# Exercise prompt
Copy everything in the listing below word for word, apart from any images.

# Recorded data
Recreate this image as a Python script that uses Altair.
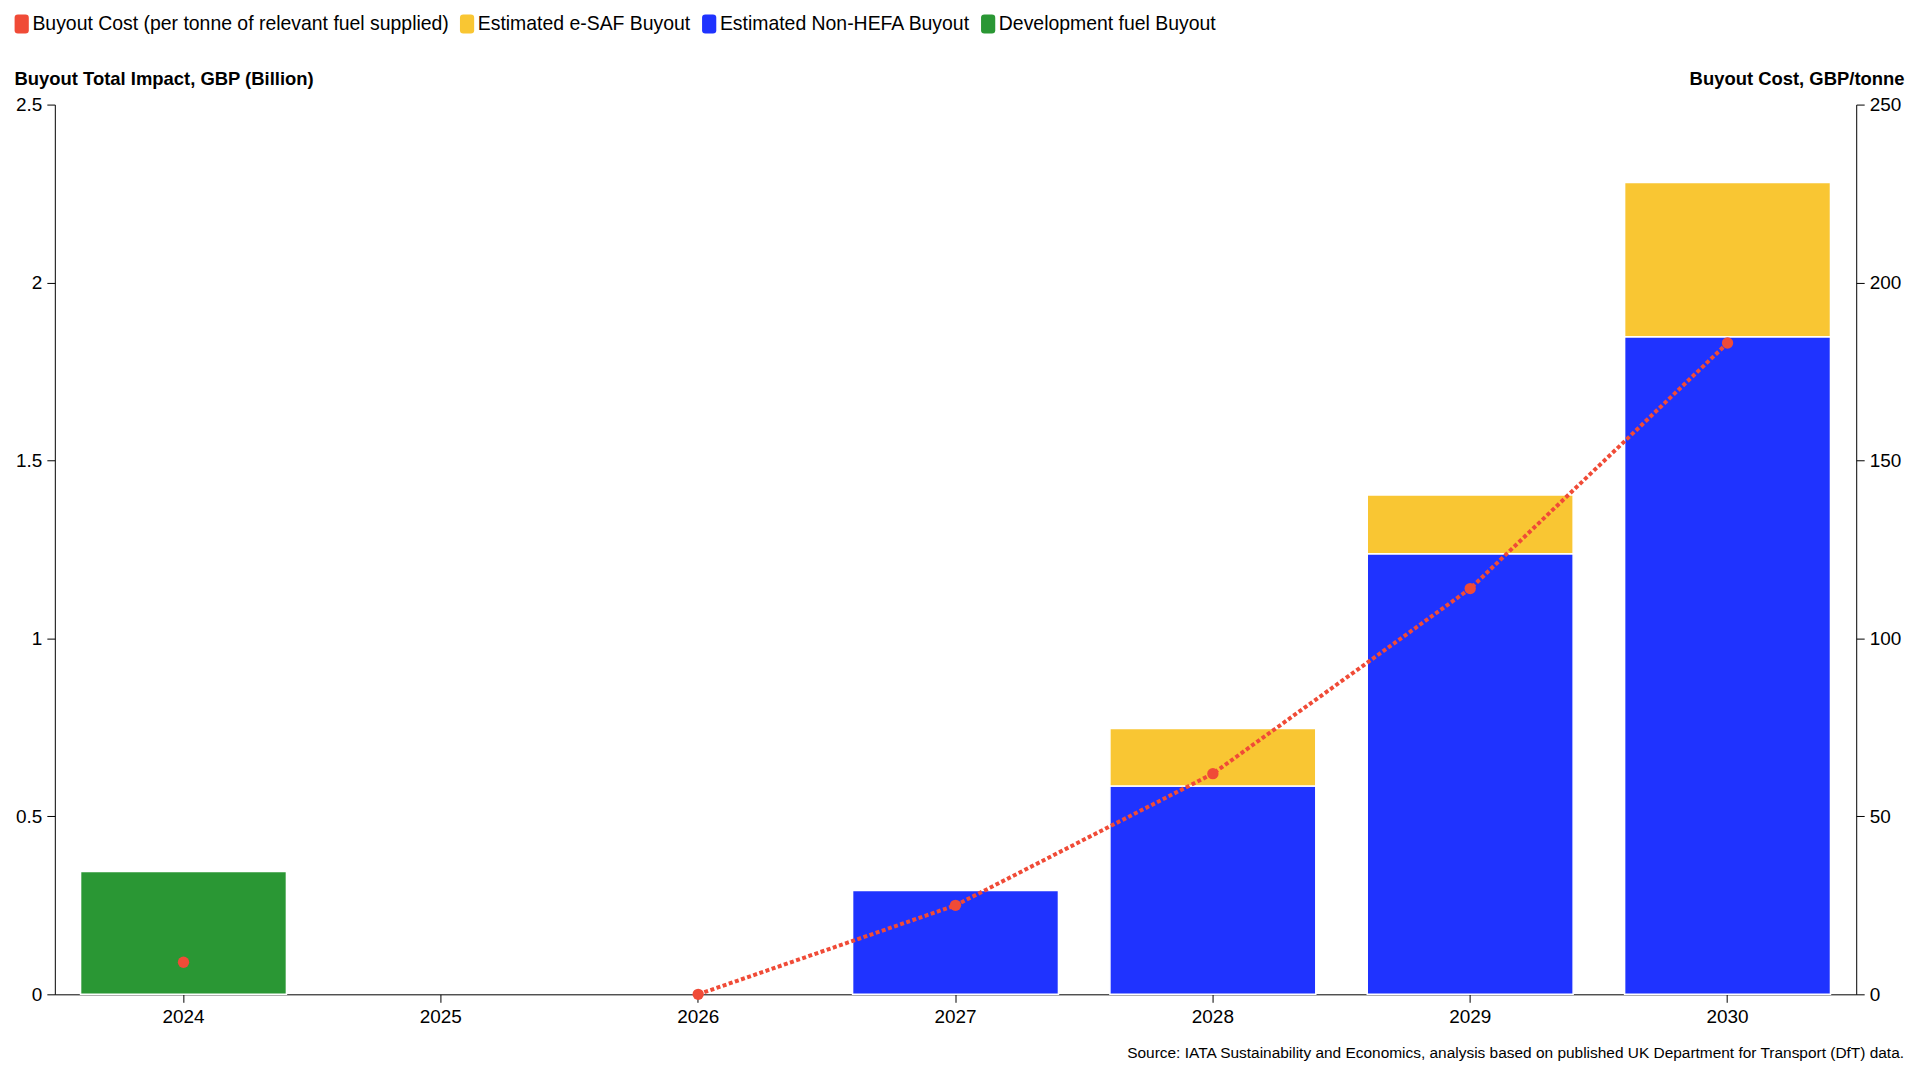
import altair as alt
import pandas as pd

years = ["2024", "2025", "2026", "2027", "2028", "2029", "2030"]

series_cost = "Buyout Cost (per tonne of relevant fuel supplied)"
series_esaf = "Estimated e-SAF Buyout"
series_nonhefa = "Estimated Non-HEFA Buyout"
series_dev = "Development fuel Buyout"

# GBP billion
dev_buyout = [0.345, 0, 0, 0, 0, 0, 0]
nonhefa_buyout = [0, 0, 0, 0.292, 0.585, 1.238, 1.848]
esaf_buyout = [0, 0, 0, 0, 0.162, 0.165, 0.433]

# GBP/tonne
buyout_cost = [9, None, 0, 25, 62, 114, 183]

legend_names = [series_cost, series_esaf, series_nonhefa, series_dev]
legend_colors = ["#F04B37", "#F9C633", "#1F33FF", "#2A9734"]

rows = []
for i, y in enumerate(years):
    if dev_buyout[i] > 0:
        rows.append({"year": y, "series": series_dev, "value": dev_buyout[i], "ord": 0})
    if nonhefa_buyout[i] > 0:
        rows.append({"year": y, "series": series_nonhefa, "value": nonhefa_buyout[i], "ord": 1})
    if esaf_buyout[i] > 0:
        rows.append({"year": y, "series": series_esaf, "value": esaf_buyout[i], "ord": 2})
bar_df = pd.DataFrame(rows)
cost_df = pd.DataFrame({"year": years, "cost": buyout_cost})

FONT = "Liberation Sans"

x_enc = alt.X(
    "year:O",
    scale=alt.Scale(domain=years, paddingInner=0.2, paddingOuter=0.1),
    axis=alt.Axis(title="", labelAngle=0, labelFontSize=19, labelPadding=5),
)

bars = alt.Chart(bar_df).mark_bar(stroke="white", strokeWidth=1.5).encode(
    x=x_enc,
    y=alt.Y(
        "value:Q",
        stack="zero",
        scale=alt.Scale(domain=[0, 2.5], nice=False),
        axis=alt.Axis(
            values=[0, 0.5, 1, 1.5, 2, 2.5],
            format="~g",
            title="Buyout Total Impact, GBP (Billion)",
            titleAngle=0,
            titleAlign="left",
            titleBaseline="middle",
            titleX=-41,
            titleY=-26,
            orient="left",
        ),
    ),
    color=alt.Color(
        "series:N",
        scale=alt.Scale(domain=legend_names, range=legend_colors),
        legend=alt.Legend(
            title="",
            orient="none",
            direction="horizontal",
            legendX=-43,
            legendY=-91,
            symbolType="M-0.4,-1H0.4Q0.75,-1 0.75,-0.65V0.65Q0.75,1 0.4,1H-0.4Q-0.75,1 -0.75,0.65V-0.65Q-0.75,-1 -0.4,-1Z",
            symbolSize=361,
            symbolStrokeWidth=0,
            labelFontSize=19.5,
            labelOffset=1,
            columnPadding=8,
            labelLimit=0,
        ),
    ),
    order=alt.Order("ord:Q"),
)

y_right = alt.Y(
    "cost:Q",
    scale=alt.Scale(domain=[0, 250], nice=False),
    axis=alt.Axis(
        values=[0, 50, 100, 150, 200, 250],
        title="Buyout Cost, GBP/tonne",
        titleAngle=0,
        titleAlign="right",
        titleBaseline="middle",
        titleX=48,
        titleY=-26,
        orient="right",
    ),
)

line = alt.Chart(cost_df).mark_line(
    color="#F04B37", strokeWidth=4, strokeDash=[4, 2.5], invalid="break-paths-show-domains"
).encode(x=x_enc, y=y_right)

points = alt.Chart(cost_df).mark_circle(color="#F04B37", size=130, opacity=1).encode(
    x=x_enc, y=y_right
)

chart = (
    alt.layer(bars, alt.layer(line, points))
    .resolve_scale(y="independent")
    .properties(
        width=1808,
        height=893,
        autosize=alt.AutoSizeParams(type="none"),
        padding={"left": 47, "top": 95, "right": 56, "bottom": 70},
        title=alt.Title(
            "Source: IATA Sustainability and Economics, analysis based on published UK Department for Transport (DfT) data.",
            orient="bottom",
            anchor="end",
            frame="group",
            dx=48,
            offset=20,
            fontSize=15.5,
            fontWeight="normal",
            font=FONT,
            color="black",
        ),
    )
    .configure(font=FONT)
    .configure_view(stroke=None)
    .configure_axis(
        grid=False,
        labelFont=FONT,
        labelFontSize=19,
        labelColor="black",
        tickColor="black",
        domainColor="black",
        tickSize=8,
        labelPadding=5,
        titleFont=FONT,
        titleFontSize=18.5,
        titleFontWeight="bold",
        titleColor="black",
    )
    .configure_legend(labelFont=FONT, labelColor="black")
)

chart.save("out.html", embed_options={"renderer": "svg", "actions": False})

# Solution
Recreate this image as a Python script that uses Altair.
import altair as alt
import pandas as pd

years = ["2024", "2025", "2026", "2027", "2028", "2029", "2030"]

series_cost = "Buyout Cost (per tonne of relevant fuel supplied)"
series_esaf = "Estimated e-SAF Buyout"
series_nonhefa = "Estimated Non-HEFA Buyout"
series_dev = "Development fuel Buyout"

# GBP billion
dev_buyout = [0.345, 0, 0, 0, 0, 0, 0]
nonhefa_buyout = [0, 0, 0, 0.292, 0.585, 1.238, 1.848]
esaf_buyout = [0, 0, 0, 0, 0.162, 0.165, 0.433]

# GBP/tonne
buyout_cost = [9, None, 0, 25, 62, 114, 183]

legend_names = [series_cost, series_esaf, series_nonhefa, series_dev]
legend_colors = ["#F04B37", "#F9C633", "#1F33FF", "#2A9734"]

rows = []
for i, y in enumerate(years):
    if dev_buyout[i] > 0:
        rows.append({"year": y, "series": series_dev, "value": dev_buyout[i], "ord": 0})
    if nonhefa_buyout[i] > 0:
        rows.append({"year": y, "series": series_nonhefa, "value": nonhefa_buyout[i], "ord": 1})
    if esaf_buyout[i] > 0:
        rows.append({"year": y, "series": series_esaf, "value": esaf_buyout[i], "ord": 2})
bar_df = pd.DataFrame(rows)
cost_df = pd.DataFrame({"year": years, "cost": buyout_cost})

FONT = "Liberation Sans"

x_enc = alt.X(
    "year:O",
    scale=alt.Scale(domain=years, paddingInner=0.2, paddingOuter=0.1),
    axis=alt.Axis(title="", labelAngle=0, labelFontSize=19, labelPadding=5),
)

bars = alt.Chart(bar_df).mark_bar(stroke="white", strokeWidth=1.5).encode(
    x=x_enc,
    y=alt.Y(
        "value:Q",
        stack="zero",
        scale=alt.Scale(domain=[0, 2.5], nice=False),
        axis=alt.Axis(
            values=[0, 0.5, 1, 1.5, 2, 2.5],
            format="~g",
            title="Buyout Total Impact, GBP (Billion)",
            titleAngle=0,
            titleAlign="left",
            titleBaseline="middle",
            titleX=-41,
            titleY=-26,
            orient="left",
        ),
    ),
    color=alt.Color(
        "series:N",
        scale=alt.Scale(domain=legend_names, range=legend_colors),
        legend=alt.Legend(
            title="",
            orient="none",
            direction="horizontal",
            legendX=-43,
            legendY=-91,
            symbolType="M-0.4,-1H0.4Q0.75,-1 0.75,-0.65V0.65Q0.75,1 0.4,1H-0.4Q-0.75,1 -0.75,0.65V-0.65Q-0.75,-1 -0.4,-1Z",
            symbolSize=361,
            symbolStrokeWidth=0,
            labelFontSize=19.5,
            labelOffset=1,
            columnPadding=8,
            labelLimit=0,
        ),
    ),
    order=alt.Order("ord:Q"),
)

y_right = alt.Y(
    "cost:Q",
    scale=alt.Scale(domain=[0, 250], nice=False),
    axis=alt.Axis(
        values=[0, 50, 100, 150, 200, 250],
        title="Buyout Cost, GBP/tonne",
        titleAngle=0,
        titleAlign="right",
        titleBaseline="middle",
        titleX=48,
        titleY=-26,
        orient="right",
    ),
)

line = alt.Chart(cost_df).mark_line(
    color="#F04B37", strokeWidth=4, strokeDash=[4, 2.5], invalid="break-paths-show-domains"
).encode(x=x_enc, y=y_right)

points = alt.Chart(cost_df).mark_circle(color="#F04B37", size=130, opacity=1).encode(
    x=x_enc, y=y_right
)

chart = (
    alt.layer(bars, alt.layer(line, points))
    .resolve_scale(y="independent")
    .properties(
        width=1808,
        height=893,
        autosize=alt.AutoSizeParams(type="none"),
        padding={"left": 47, "top": 95, "right": 56, "bottom": 70},
        title=alt.Title(
            "Source: IATA Sustainability and Economics, analysis based on published UK Department for Transport (DfT) data.",
            orient="bottom",
            anchor="end",
            frame="group",
            dx=48,
            offset=20,
            fontSize=15.5,
            fontWeight="normal",
            font=FONT,
            color="black",
        ),
    )
    .configure(font=FONT)
    .configure_view(stroke=None)
    .configure_axis(
        grid=False,
        labelFont=FONT,
        labelFontSize=19,
        labelColor="black",
        tickColor="black",
        domainColor="black",
        tickSize=8,
        labelPadding=5,
        titleFont=FONT,
        titleFontSize=18.5,
        titleFontWeight="bold",
        titleColor="black",
    )
    .configure_legend(labelFont=FONT, labelColor="black")
)

chart.save("out.html", embed_options={"renderer": "svg", "actions": False})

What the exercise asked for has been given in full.